### Data entries:
--------

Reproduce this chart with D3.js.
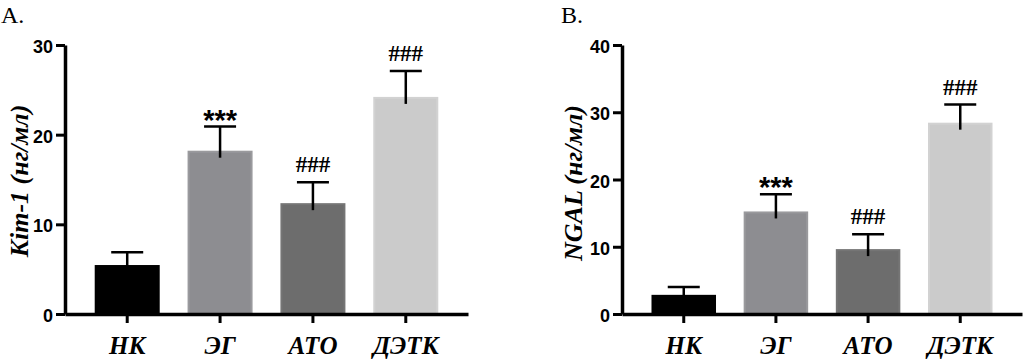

--------

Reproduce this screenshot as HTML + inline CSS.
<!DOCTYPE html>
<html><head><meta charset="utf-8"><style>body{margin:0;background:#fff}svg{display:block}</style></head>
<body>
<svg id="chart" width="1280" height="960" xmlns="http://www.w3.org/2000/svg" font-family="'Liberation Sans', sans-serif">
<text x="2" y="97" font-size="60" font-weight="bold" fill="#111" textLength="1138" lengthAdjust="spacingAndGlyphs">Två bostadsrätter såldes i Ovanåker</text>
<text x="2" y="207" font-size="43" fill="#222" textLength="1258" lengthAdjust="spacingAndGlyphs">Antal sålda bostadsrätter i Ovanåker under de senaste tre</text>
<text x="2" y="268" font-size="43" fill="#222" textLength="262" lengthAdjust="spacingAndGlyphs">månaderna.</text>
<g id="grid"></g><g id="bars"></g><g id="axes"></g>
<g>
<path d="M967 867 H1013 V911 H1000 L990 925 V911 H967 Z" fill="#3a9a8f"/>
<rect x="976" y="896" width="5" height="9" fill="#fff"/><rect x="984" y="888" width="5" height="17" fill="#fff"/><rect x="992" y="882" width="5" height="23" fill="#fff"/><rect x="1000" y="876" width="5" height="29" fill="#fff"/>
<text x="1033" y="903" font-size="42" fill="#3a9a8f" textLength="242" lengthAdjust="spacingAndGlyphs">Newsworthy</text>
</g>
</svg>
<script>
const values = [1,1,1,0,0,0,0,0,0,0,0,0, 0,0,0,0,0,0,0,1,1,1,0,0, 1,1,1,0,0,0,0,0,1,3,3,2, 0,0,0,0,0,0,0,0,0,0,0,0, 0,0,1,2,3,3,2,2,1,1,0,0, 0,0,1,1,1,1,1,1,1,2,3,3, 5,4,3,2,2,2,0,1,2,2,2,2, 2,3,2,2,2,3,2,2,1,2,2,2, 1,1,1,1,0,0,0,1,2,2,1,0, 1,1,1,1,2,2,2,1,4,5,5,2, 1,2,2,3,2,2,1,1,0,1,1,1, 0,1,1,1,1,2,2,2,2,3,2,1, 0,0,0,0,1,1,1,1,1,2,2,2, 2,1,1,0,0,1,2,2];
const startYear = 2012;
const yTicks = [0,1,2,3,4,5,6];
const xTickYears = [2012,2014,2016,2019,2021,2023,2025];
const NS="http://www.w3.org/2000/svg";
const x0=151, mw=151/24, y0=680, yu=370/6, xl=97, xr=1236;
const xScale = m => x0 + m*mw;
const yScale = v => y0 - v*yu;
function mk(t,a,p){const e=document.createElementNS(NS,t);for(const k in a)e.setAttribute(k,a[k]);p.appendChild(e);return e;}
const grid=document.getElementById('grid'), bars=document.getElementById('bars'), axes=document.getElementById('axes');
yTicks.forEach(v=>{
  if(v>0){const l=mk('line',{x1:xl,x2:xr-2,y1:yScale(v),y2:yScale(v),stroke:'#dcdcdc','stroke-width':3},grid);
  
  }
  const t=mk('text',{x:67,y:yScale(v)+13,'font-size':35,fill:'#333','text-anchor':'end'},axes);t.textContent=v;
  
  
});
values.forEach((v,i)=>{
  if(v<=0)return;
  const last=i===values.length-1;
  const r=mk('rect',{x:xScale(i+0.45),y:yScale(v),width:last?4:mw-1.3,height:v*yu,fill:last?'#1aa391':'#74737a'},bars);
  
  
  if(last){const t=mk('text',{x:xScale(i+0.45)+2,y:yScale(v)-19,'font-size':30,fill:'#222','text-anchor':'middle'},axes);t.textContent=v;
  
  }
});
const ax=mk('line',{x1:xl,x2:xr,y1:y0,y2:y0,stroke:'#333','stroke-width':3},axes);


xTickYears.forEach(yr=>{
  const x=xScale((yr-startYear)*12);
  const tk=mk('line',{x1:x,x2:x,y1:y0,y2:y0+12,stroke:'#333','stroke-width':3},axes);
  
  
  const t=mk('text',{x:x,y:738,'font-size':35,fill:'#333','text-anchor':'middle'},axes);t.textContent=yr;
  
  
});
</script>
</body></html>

--------

### Exercise aim:
Give the count of lines in the records that contain "chart", and no other text.

### Exercise result:
2